[What needs to be done]
Return each line containing "with".
+++
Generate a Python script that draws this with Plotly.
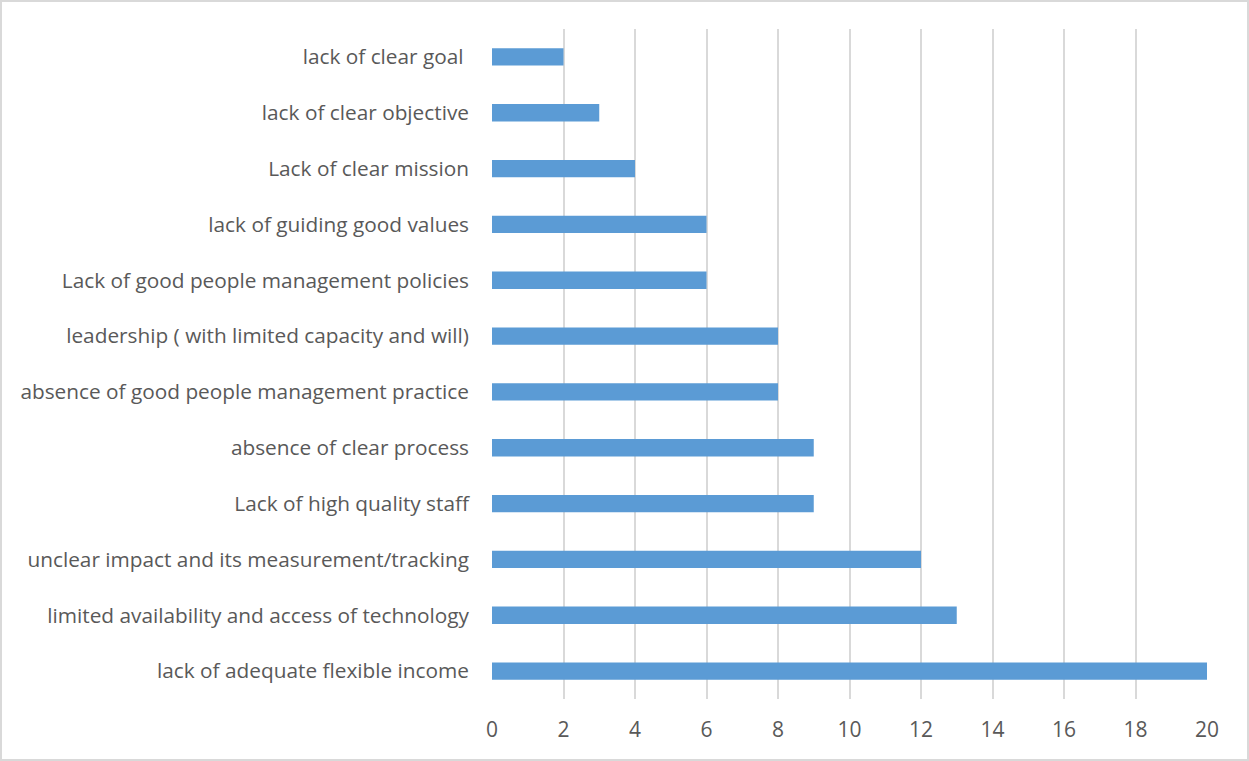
import plotly.graph_objects as go

# Barriers, listed from bottom to top
barriers = [
    "lack of adequate flexible income",
    "limited availability and access of technology",
    "unclear impact and its measurement/tracking",
    "Lack of high quality staff",
    "absence of clear process",
    "absence of good people management practice",
    "leadership ( with limited capacity and will)",
    "Lack of good people management policies",
    "lack of guiding good values",
    "Lack of clear mission",
    "lack of clear objective",
    "lack of clear goal\u00a0",
]
counts = [20, 13, 12, 9, 9, 8, 8, 6, 6, 4, 3, 2]
x_ticks = list(range(0, 21, 2))

W, H = 1249, 761
ML, MR, MT, MB = 492, 42, 29, 62
PW, PH = W - ML - MR, H - MT - MB

fig = go.Figure(
    go.Bar(
        x=counts,
        y=barriers,
        orientation="h",
        marker=dict(color="#5b9bd5", line=dict(width=0)),
    )
)

fig.update_layout(
    width=W,
    height=H,
    margin=dict(l=ML, r=MR, t=MT, b=MB, autoexpand=False),
    paper_bgcolor="white",
    plot_bgcolor="white",
    bargap=0.69,
    showlegend=False,
    font=dict(family="Open Sans", size=21, color="#595959"),
    xaxis=dict(
        range=[0, 20],
        tickvals=x_ticks,
        showgrid=True,
        gridcolor="#d9d9d9",
        gridwidth=1.5,
        zeroline=False,
        showline=False,
        ticks="",
        ticklabelstandoff=16,
        tickfont=dict(size=21, color="#595959"),
        fixedrange=True,
    ),
    yaxis=dict(
        showgrid=False,
        zeroline=False,
        showline=False,
        ticks="",
        ticklabelstandoff=22,
        tickfont=dict(size=20.8, color="#595959"),
        fixedrange=True,
    ),
)

# Light frame around the whole chart
fig.add_shape(
    type="rect",
    xref="paper",
    yref="paper",
    x0=(-ML + 1) / PW,
    x1=(W - ML - 1) / PW,
    y0=(-MB + 1) / PH,
    y1=(H - MB - 1) / PH,
    line=dict(color="#d9d9d9", width=2),
    fillcolor="rgba(0,0,0,0)",
    layer="below",
)

fig.write_html("out.html")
+++
[Answer to this exercise]
Generate a Python script that draws this with Plotly.
    "leadership ( with limited capacity and will)",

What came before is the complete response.